YOUR TASK: Pull out every line below that contains the word "this".

#### GIVEN RECORDS ####

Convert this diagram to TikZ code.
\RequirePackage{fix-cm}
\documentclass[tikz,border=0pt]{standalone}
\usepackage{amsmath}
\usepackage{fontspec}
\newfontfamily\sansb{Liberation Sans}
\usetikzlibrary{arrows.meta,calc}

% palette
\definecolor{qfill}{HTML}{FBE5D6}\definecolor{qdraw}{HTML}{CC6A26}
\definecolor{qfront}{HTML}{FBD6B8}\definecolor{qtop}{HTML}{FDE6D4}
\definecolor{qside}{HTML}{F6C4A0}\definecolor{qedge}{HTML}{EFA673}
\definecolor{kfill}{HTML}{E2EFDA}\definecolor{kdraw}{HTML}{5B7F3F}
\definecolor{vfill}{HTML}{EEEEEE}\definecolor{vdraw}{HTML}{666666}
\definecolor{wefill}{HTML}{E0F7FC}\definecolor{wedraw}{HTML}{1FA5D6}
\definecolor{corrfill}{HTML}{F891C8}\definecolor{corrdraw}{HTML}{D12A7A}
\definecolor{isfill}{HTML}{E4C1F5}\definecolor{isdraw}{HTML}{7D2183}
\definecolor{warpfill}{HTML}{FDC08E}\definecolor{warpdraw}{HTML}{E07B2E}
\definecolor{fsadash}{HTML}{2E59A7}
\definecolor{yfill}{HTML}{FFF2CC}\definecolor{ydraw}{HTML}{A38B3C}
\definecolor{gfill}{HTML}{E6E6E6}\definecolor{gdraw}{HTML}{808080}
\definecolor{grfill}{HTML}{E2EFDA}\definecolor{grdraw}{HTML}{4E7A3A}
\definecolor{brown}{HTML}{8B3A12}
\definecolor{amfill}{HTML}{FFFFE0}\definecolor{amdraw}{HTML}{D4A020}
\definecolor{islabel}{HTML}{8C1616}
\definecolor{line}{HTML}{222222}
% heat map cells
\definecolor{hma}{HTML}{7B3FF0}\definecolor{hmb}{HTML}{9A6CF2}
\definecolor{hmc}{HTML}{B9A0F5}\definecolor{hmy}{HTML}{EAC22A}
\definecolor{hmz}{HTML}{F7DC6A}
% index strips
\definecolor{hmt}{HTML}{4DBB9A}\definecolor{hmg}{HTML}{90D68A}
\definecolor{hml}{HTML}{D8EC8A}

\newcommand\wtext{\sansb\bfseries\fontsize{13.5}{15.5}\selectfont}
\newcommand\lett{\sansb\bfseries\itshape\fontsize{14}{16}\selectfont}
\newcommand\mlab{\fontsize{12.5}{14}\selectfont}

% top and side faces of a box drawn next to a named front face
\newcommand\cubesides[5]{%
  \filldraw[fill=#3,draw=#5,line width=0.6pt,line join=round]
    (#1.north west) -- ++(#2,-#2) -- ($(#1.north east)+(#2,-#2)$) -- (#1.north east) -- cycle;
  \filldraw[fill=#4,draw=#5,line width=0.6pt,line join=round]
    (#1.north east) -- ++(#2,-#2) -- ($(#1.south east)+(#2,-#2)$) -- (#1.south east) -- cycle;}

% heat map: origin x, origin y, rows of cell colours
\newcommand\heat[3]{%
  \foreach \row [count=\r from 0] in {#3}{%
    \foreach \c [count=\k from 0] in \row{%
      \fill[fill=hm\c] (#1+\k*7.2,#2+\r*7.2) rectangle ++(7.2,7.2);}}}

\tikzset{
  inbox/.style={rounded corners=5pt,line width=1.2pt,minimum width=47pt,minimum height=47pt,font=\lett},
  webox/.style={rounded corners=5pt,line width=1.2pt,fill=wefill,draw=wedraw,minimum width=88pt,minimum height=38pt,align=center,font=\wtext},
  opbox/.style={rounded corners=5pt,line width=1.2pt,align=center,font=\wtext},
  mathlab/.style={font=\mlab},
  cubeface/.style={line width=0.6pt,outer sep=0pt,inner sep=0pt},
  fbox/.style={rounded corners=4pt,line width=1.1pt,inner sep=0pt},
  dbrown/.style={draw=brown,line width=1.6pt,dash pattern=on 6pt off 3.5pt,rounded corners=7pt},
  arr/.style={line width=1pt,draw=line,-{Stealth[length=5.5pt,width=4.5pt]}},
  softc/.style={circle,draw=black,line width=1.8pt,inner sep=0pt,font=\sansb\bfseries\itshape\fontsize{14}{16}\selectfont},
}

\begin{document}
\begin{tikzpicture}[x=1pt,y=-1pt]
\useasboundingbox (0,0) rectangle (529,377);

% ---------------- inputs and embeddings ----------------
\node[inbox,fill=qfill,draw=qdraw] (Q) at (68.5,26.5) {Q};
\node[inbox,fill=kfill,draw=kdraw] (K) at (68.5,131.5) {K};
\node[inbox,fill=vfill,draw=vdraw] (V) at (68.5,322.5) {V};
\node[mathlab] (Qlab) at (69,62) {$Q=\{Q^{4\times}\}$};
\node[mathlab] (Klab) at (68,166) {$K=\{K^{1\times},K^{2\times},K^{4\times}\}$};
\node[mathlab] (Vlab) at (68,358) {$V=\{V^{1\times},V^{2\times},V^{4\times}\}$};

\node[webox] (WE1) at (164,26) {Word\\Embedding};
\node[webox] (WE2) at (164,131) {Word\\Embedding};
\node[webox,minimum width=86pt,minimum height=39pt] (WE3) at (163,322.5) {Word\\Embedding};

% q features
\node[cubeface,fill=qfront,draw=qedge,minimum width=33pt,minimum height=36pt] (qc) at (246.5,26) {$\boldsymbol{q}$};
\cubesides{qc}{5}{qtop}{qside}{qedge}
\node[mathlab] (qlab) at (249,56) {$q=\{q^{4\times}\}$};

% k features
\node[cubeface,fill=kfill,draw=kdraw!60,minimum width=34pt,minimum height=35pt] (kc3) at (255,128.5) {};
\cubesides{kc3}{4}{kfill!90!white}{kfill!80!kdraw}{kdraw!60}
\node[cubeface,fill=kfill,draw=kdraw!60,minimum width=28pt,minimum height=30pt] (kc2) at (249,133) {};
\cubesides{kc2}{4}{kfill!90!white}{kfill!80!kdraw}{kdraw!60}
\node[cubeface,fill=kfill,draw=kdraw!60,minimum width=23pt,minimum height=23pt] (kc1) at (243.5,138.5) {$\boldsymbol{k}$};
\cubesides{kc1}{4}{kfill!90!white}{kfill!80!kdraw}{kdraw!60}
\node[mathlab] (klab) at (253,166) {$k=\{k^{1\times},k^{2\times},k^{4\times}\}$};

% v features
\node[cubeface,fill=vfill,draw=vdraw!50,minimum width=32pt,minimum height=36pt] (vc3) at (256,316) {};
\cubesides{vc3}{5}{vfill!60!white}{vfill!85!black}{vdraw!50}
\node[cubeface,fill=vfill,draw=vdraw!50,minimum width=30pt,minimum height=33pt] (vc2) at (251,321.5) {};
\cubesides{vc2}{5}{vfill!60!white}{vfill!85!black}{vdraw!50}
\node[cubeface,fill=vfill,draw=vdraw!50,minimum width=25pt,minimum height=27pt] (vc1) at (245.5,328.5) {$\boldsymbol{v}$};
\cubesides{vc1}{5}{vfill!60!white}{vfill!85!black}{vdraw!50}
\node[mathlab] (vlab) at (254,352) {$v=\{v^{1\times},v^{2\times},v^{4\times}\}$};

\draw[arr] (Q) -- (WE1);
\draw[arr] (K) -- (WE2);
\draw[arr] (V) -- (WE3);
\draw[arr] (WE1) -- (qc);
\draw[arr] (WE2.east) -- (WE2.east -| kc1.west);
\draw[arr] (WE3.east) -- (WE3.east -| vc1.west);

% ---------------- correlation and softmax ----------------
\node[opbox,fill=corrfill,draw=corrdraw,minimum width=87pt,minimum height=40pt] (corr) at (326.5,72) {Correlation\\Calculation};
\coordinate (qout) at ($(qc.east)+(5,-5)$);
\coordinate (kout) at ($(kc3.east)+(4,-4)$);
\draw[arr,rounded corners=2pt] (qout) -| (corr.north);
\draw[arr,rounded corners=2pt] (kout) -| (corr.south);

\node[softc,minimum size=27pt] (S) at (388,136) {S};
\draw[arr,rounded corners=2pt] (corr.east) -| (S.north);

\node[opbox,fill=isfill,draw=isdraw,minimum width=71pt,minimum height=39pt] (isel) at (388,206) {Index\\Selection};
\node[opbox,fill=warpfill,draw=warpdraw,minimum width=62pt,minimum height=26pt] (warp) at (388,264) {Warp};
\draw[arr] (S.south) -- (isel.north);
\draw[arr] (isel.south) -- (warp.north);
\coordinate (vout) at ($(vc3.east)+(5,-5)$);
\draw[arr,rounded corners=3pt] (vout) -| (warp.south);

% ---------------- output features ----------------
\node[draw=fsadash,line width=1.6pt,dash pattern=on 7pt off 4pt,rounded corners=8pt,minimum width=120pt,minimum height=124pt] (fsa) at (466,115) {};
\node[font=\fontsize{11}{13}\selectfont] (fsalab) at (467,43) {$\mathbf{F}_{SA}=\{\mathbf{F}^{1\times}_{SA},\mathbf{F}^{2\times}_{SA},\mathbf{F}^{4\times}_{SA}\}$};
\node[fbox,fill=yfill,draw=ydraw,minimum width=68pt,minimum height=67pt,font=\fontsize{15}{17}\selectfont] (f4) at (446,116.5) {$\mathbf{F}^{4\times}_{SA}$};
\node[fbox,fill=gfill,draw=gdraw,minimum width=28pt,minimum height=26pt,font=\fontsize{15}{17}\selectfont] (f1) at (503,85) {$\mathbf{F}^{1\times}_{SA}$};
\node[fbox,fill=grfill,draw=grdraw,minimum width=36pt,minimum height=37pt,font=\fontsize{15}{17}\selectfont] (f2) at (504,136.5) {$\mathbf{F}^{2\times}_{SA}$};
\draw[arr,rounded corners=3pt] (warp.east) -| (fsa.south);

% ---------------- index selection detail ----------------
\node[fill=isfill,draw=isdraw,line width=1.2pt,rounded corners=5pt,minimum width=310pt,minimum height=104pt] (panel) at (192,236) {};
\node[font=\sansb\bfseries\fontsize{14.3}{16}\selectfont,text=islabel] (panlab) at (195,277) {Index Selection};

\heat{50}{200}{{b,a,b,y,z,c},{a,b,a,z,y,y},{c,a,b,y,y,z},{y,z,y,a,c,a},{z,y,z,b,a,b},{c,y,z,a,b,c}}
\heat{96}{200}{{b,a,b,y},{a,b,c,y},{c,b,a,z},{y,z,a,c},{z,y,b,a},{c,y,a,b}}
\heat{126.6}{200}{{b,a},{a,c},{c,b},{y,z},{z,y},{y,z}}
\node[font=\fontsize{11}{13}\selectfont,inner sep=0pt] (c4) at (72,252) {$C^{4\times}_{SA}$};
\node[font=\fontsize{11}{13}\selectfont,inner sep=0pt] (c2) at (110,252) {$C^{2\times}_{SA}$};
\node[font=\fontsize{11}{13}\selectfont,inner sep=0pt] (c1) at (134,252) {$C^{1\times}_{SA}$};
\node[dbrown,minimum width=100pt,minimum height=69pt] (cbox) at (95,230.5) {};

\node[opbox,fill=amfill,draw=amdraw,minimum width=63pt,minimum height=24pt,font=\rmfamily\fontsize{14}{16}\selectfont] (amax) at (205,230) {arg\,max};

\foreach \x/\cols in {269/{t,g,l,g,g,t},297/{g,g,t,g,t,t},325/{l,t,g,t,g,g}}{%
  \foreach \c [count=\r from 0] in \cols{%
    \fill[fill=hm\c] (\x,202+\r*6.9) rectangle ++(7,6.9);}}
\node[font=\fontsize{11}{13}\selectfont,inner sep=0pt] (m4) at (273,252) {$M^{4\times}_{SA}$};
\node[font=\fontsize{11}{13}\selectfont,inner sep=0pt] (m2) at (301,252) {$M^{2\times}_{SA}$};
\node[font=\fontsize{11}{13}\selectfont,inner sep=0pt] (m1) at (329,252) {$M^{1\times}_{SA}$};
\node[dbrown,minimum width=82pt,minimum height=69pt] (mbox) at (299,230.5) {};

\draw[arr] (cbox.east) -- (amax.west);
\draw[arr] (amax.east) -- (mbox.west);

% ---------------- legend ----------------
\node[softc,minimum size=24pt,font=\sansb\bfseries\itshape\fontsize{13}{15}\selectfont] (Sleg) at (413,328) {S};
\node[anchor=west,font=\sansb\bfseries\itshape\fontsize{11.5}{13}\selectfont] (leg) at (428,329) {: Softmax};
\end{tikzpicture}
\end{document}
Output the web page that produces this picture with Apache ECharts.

####

FULL ANSWER:
Convert this diagram to TikZ code.
Output the web page that produces this picture with Apache ECharts.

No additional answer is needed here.